The detection method can stand up to adversarial tampering features (i.e., malicious package abrasions, compromised thermal treatment and adversarial tearing).
“Our new deep-learning approach uses a RAPTOR (residual, attention-based processing of tampered optical response) discriminator,” the researchers state in their Advanced Photonics report, “showing the capability of identifying adversarial tampering to an optical, physical unclonable function based on randomly patterned arrays of gold nanoparticles.”
How Does it Work?
Using semantic segmentation and labeled clustering, researchers efficiently extract the positions and radii of the gold nanoparticles in the random patterns from 1000 dark-field images in just 27 ms.

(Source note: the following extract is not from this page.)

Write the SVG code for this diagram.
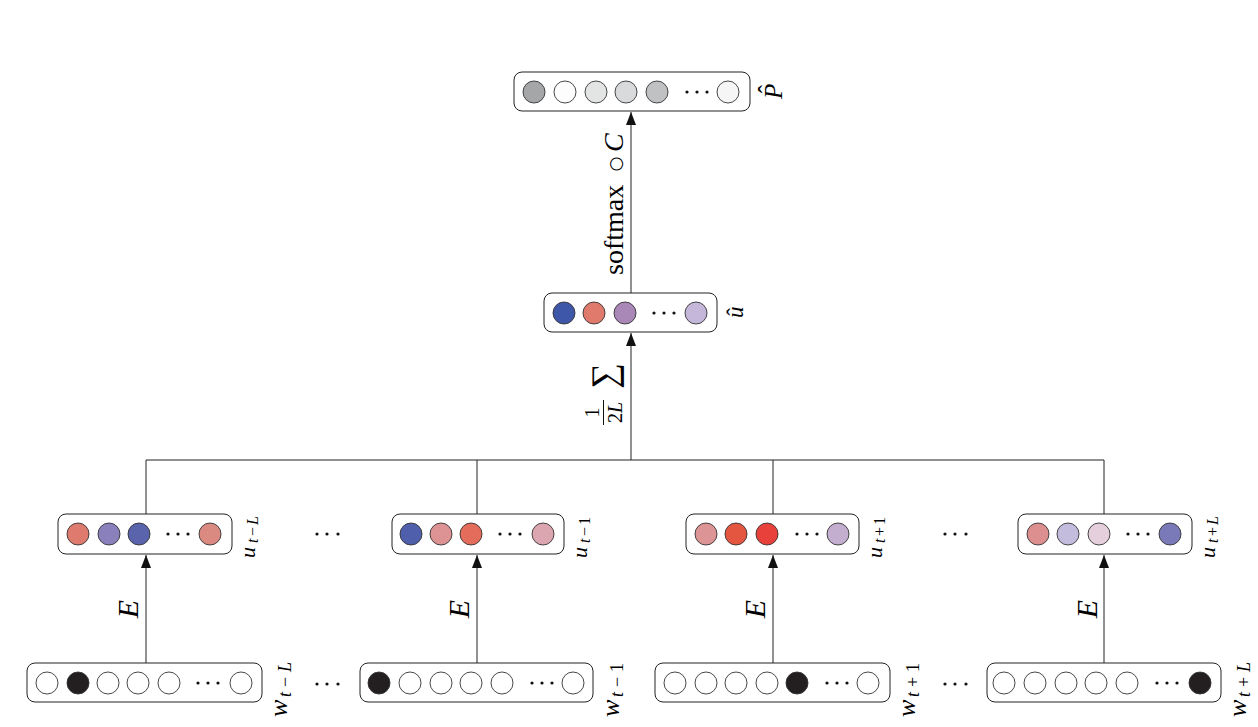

They then verify the authenticity of each pattern using RAPTOR in 80 ms with 97.6% accuracy under difficult adversarial tampering conditions.

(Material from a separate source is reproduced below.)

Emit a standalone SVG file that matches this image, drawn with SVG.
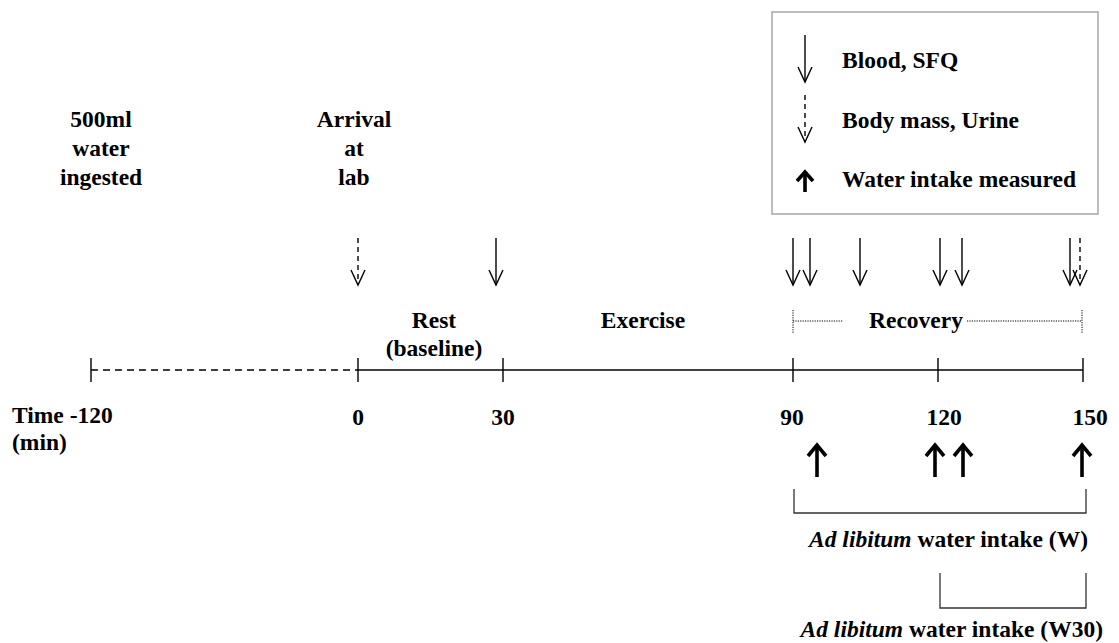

The new method was developed for an industry that’s grown into a $500 billion global market over the last six decades. Along the way, the semiconductor fabrication pipeline has become fragmented, inadvertently giving rise to a $75 billion counterfeit chip market that jeopardizes safety and security across multiple sectors dependent on semiconductor technologies.

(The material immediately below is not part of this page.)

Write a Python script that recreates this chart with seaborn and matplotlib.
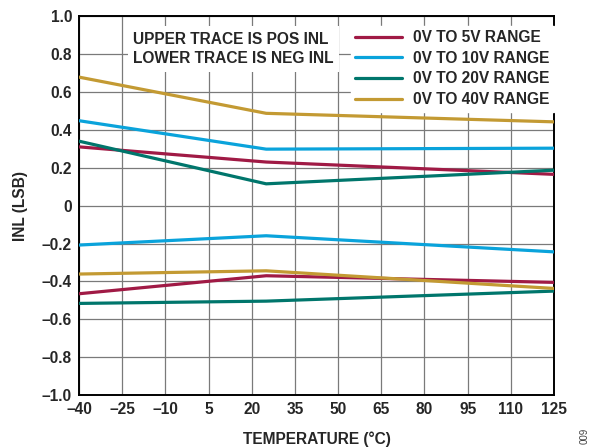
import matplotlib
matplotlib.use("Agg")
import matplotlib.pyplot as plt
import seaborn as sns
import pandas as pd

# Temperature points (°C)
temps = [-40, 25, 125]

# INL (LSB): positive (upper) and negative (lower) traces for each range
pos_5v = [0.31, 0.23, 0.165]
neg_5v = [-0.465, -0.37, -0.405]
pos_10v = [0.448, 0.298, 0.303]
neg_10v = [-0.208, -0.159, -0.244]
pos_20v = [0.34, 0.115, 0.187]
neg_20v = [-0.516, -0.504, -0.451]
pos_40v = [0.678, 0.487, 0.442]
neg_40v = [-0.361, -0.344, -0.437]

ranges = ["0V TO 5V RANGE", "0V TO 10V RANGE", "0V TO 20V RANGE", "0V TO 40V RANGE"]
colors = ["#A01A45", "#0AA3DB", "#00766C", "#C39A33"]

x_ticks = [-40, -25, -10, 5, 20, 35, 50, 65, 80, 95, 110, 125]
y_ticks = [-1.0, -0.8, -0.6, -0.4, -0.2, 0, 0.2, 0.4, 0.6, 0.8, 1.0]

series = {
    ranges[0]: (pos_5v, neg_5v),
    ranges[1]: (pos_10v, neg_10v),
    ranges[2]: (pos_20v, neg_20v),
    ranges[3]: (pos_40v, neg_40v),
}
rows = []
for name, (pos, neg) in series.items():
    for t, v in zip(temps, pos):
        rows.append({"temp": t, "inl": v, "range": name, "trace": "POS"})
    for t, v in zip(temps, neg):
        rows.append({"temp": t, "inl": v, "range": name, "trace": "NEG"})
df = pd.DataFrame(rows)

sns.set_theme(style="white")
plt.rcParams["font.family"] = ["Liberation Sans", "DejaVu Sans"]
plt.rcParams["font.weight"] = "bold"

FS = 11.2

fig = plt.figure(figsize=(5.9, 4.47), dpi=100)
ax = fig.add_axes([0.134, 0.116, 0.805, 0.848])

sns.lineplot(data=df, x="temp", y="inl", hue="range", units="trace",
             estimator=None, hue_order=ranges, palette=colors,
             linewidth=2.3, ax=ax, zorder=3)

ax.set_xlim(-40, 125)
ax.set_ylim(-1.0, 1.0)
ax.set_xticks(x_ticks)
ax.set_yticks(y_ticks)
ax.set_xticklabels([f"{t}".replace("-", "\u2013") for t in x_ticks])
ax.set_yticklabels(["0" if v == 0 else f"{v:.1f}".replace("-", "\u2013") for v in y_ticks])
ax.tick_params(axis="both", length=0, labelsize=FS, pad=5)
for lbl in ax.get_xticklabels() + ax.get_yticklabels():
    lbl.set_fontweight("bold")

ax.grid(True, color="#7a7a7a", linewidth=0.9, zorder=0)
ax.set_axisbelow(True)
for sp in ax.spines.values():
    sp.set_color("black")
    sp.set_linewidth(1.4)

ax.set_xlabel("TEMPERATURE (°C)", fontsize=FS, fontweight="bold", labelpad=10)
ax.set_ylabel("INL (LSB)", fontsize=FS, fontweight="bold", labelpad=10)

leg = ax.legend(loc="upper right", bbox_to_anchor=(1.0, 0.975), frameon=True,
                fancybox=False, framealpha=1, edgecolor="white",
                fontsize=FS, handlelength=3.0, handletextpad=0.7,
                labelspacing=0.36, borderpad=0.3, borderaxespad=0.0)
for txt in leg.get_texts():
    txt.set_fontweight("bold")
for h in leg.get_lines():
    h.set_linewidth(2.3)

ax.text(0.114, 0.958, "UPPER TRACE IS POS INL\nLOWER TRACE IS NEG INL",
        transform=ax.transAxes, ha="left", va="top", fontsize=FS,
        fontweight="bold", linespacing=1.35, zorder=4,
        bbox=dict(facecolor="white", edgecolor="none", pad=4))

# Figure number, rotated along the right edge
fig.text(0.982, 0.006, "009", rotation=90, fontsize=7,
         color="#444444", ha="left", va="bottom", fontweight="normal")

fig.savefig("out.png", dpi=100)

Securing Industry is tracking this new development and says current methods deployed to protect chips from counterfeiting typically rely on physical security tags baked into the chip functionality or packaging. The Purdue team's approach, on the other hand, relies on PUFs—a term for markers based on random processes that are deemed almost impossible to replicate.
“Several techniques aimed at affirming semiconductor authenticity have been introduced to detect counterfeit chips, largely leveraging physical security tags baked into the chip functionality or packaging,” the researchers point out. “Central to many of these methods are PUFs, which are unique physical systems that are difficult to replicate, either because of economic constraints or inherent physical properties.”
Three Key Differentiation Points
Overall, this novel anti-counterfeiting approach is being touted as:
- The first method to apply an attention mechanism for PUFs authentication, using the nanoparticle radii as soft weights and the post-tamper distance matrix as a value matrix.
- The first to develop data set generation methods for gold nanoparticle PUFs, for which there is no existing public data set.
- Achieving high verification accuracy under difficult, real-world tampering schema using machine learning to verify the gold nanoparticle PUFs.
“We begin by discussing the importance of optical PUFs for semiconductor authentication and then spotlight the challenges in current verification methods,” the researchers state. “We then introduce a statistical approach to overcoming these challenges by formalizing the problem of adversarial tampering detection. We conclude by providing accuracy and speed results for both the average distance analysis and RAPTOR.”
They go on to say that the ease of fabrication of gold nanoparticles, along with rapid and robust tampering detection with RAPTOR, opens up a large opportunity for the adoption of machine-learning-based tampering detection schemes in the semiconductor industry. However, more work is required in material development to ensure that these methods are robust to unforeseen types of tampering and natural degradation.